This morning the country is reading about a tragic shootout in the quiet suburban neighborhood of Watertown Massachusetts. From the New York Times:
The two suspects in the Boston Marathon bombings led police on a wild and deadly chase through the suburbs here early Friday morning that ended in the death of one of the suspects as well as a campus police officer; the other suspect remained at large while hundreds of police officers conduct a manhunt through Watertown, about five miles west of downtown Boston.
The scenario that played out late last night is exactly the type of situation the Obama administration has said qualifies for drone strikes. If the Boston Marathon suspects had been connected to al-Qaeda, would it have been OK to just drone them in Watertown, Massachusetts? According to the administration's supposed criteria for kill lists, the President could have ordered the suspects killed.
The Boston Marathon suspects easily met Attorney General Eric Holder's criteria to justify a drone strike ((1) “that U.S. Government has determined after a thorough and careful review that the individual poses an imminent threat of violent attack against the United States;” and (2) “capture is not feasible;”). Obama himself said killing a suspect with a drone is appropriate when “. . . a threat that is serious and not speculative. It has to be a situation in which we can't capture the individual before they move forward on some sort of operational plot against the United States.”
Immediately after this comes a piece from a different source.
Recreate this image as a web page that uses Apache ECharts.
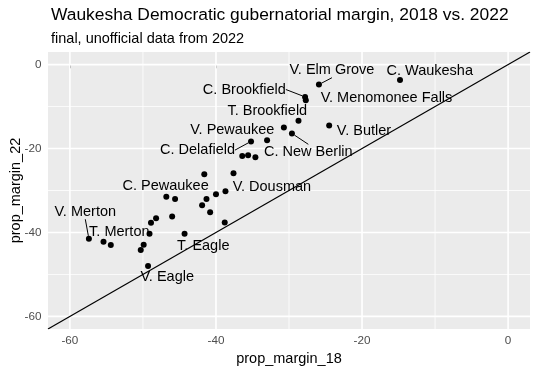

The Boston Marathon suspects were obviously "operational." They had already attacked and had bombs and weapons with them. Capture certain seemed not feasible considering one suspect is dead and the other escaped. Other Americans have been droned for less, such as cleric Anwar Al-Awlaki's 16-year old son, who was not suspected of any crime, much less terrorism. Then there's al-Awlaki himself, who the administration claimed was "operational" only after they droned him. (There is convincing evidence to the contrary considering al-Awlaki was on the kill list long enough for the ACLU to bring a lawsuit to have him removed.) Regardless, the threat from the Boston Marathon suspects certainly appears more "imminent" than the threats from many of the 3000+ victims of American drone strikes.
Even Holder's reassurance to Senator Rand Paul that there would not be domestic drone strikes has a pretty gaping loophole that the Boston Marathon suspects fit through easily. Holder wrote Paul with an answer to one specific question "'Does the President have the authority to use a weaponized drone to kill an American not engaged in combat on American soil?' The answer to that question is no." (emphasis added). If the Boston Marathon suspects were not American (news reports said they had only been in the U.S. for about a year), and were "engaged in combat," there is nothing in the Obama administration's criteria that would prevent a drone strike in Watertown.
If people are comfortable droning Americans far from any battlefield based on the Obama administration's criteria, then they should be comfortable with a drone strike in Watertown, Massachusetts, and with all the collateral damage that would come with such a strike.